Haselhuhn: Fühlen Sie sich von der EU nicht im Stich gelassen?

Nein, obzwar man sich immer mehr Engagement wünschen kann. Diese Situation, die jetzt leider vorherrscht, ist in gewisser Weise auch ein Ansporn, innenpolitische Reformen wie die Bekämpfung der Korruption, die man immer wieder aufgeschoben hat, noch vehementer anzugehen. Entweder wir überleben – und das wird uns am Ende viel stärker machen. Oder wir werden diesen Kampf verlieren. Wir tragen die Verantwortung für unser Schicksal. Wir sind aber natürlich dankbar für die Hilfe von unseren europäischen Freunden.

Haunschild: Wie könnte diese Hilfe aussehen?
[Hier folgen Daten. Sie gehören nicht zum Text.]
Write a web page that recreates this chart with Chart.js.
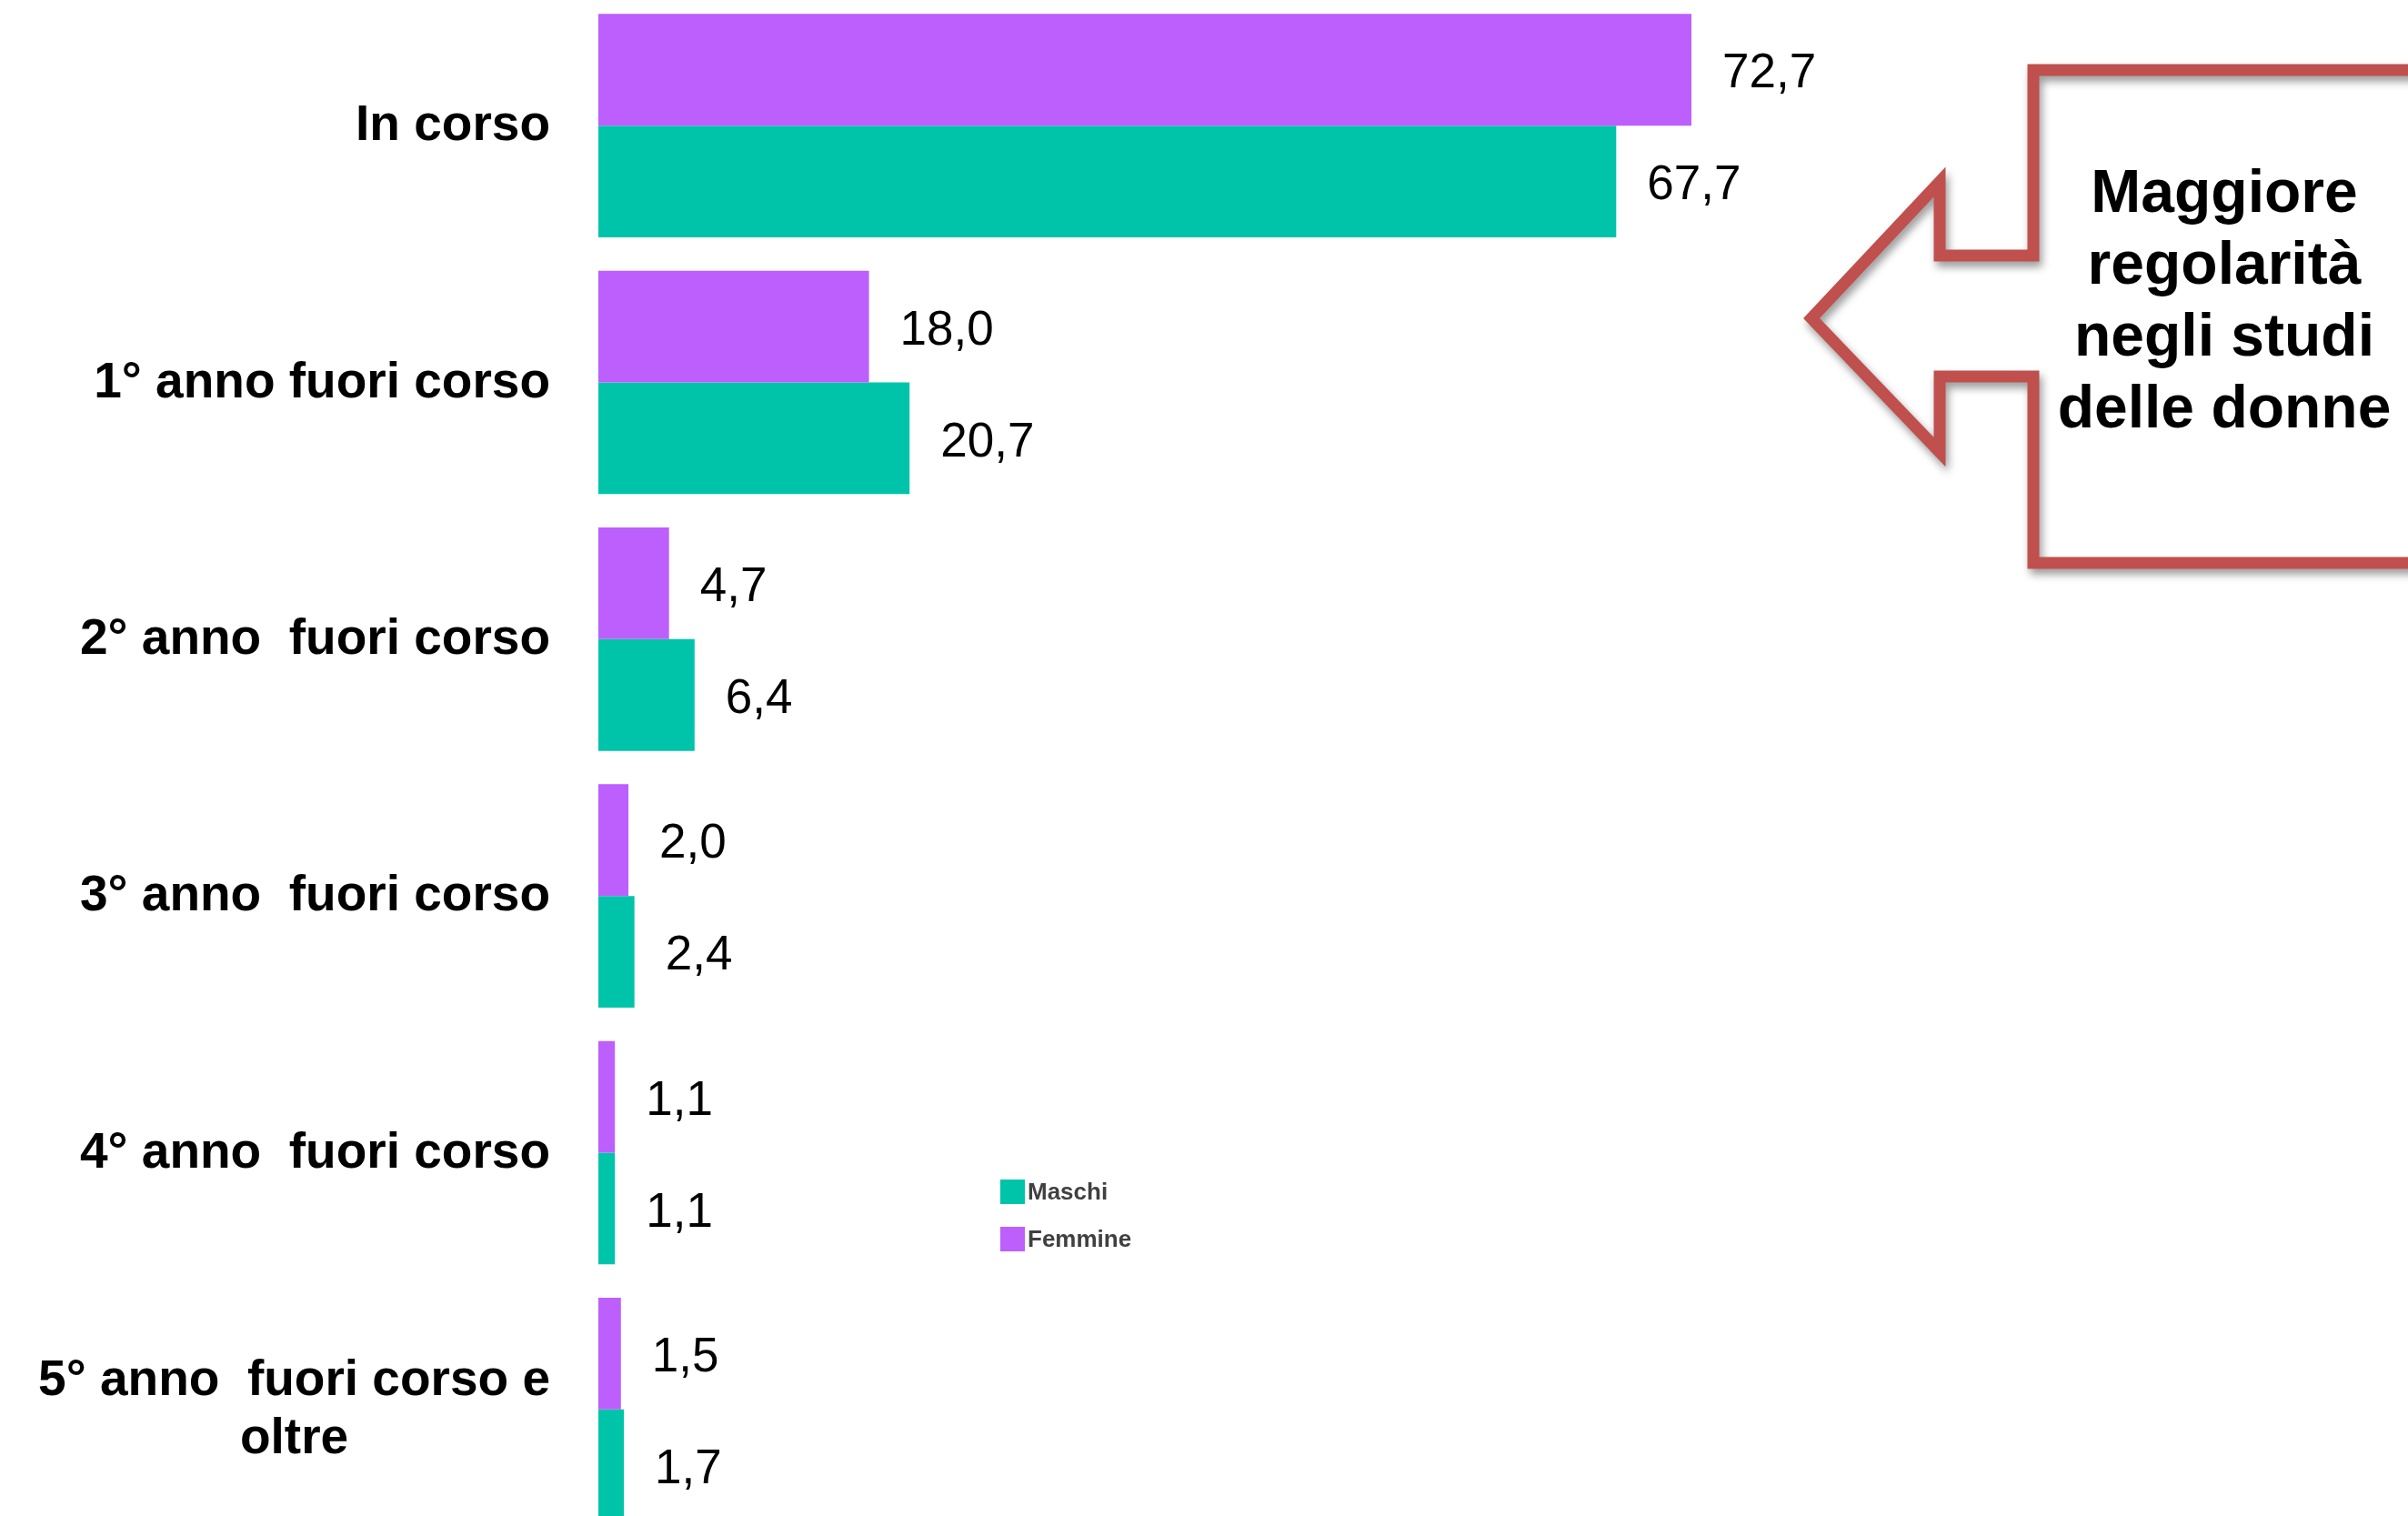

Es geht nicht um finanzielle Hilfen, sondern vielmehr um die Stärkung von Institutionen. Die Menschen haben zwar Vertrauen, aber der Staat selbst war immer ein fragiles Konstrukt. Und deswegen: Um diesen Staat zu einem Staat zu machen, der seinen Bürgern dient, brauchen wir Zeit und auch Beistand von außen. Deutschland ist ein Paradebeispiel, wie man die groß angelegten Reformen in der Ukraine mit Rat und Tat unterstützt.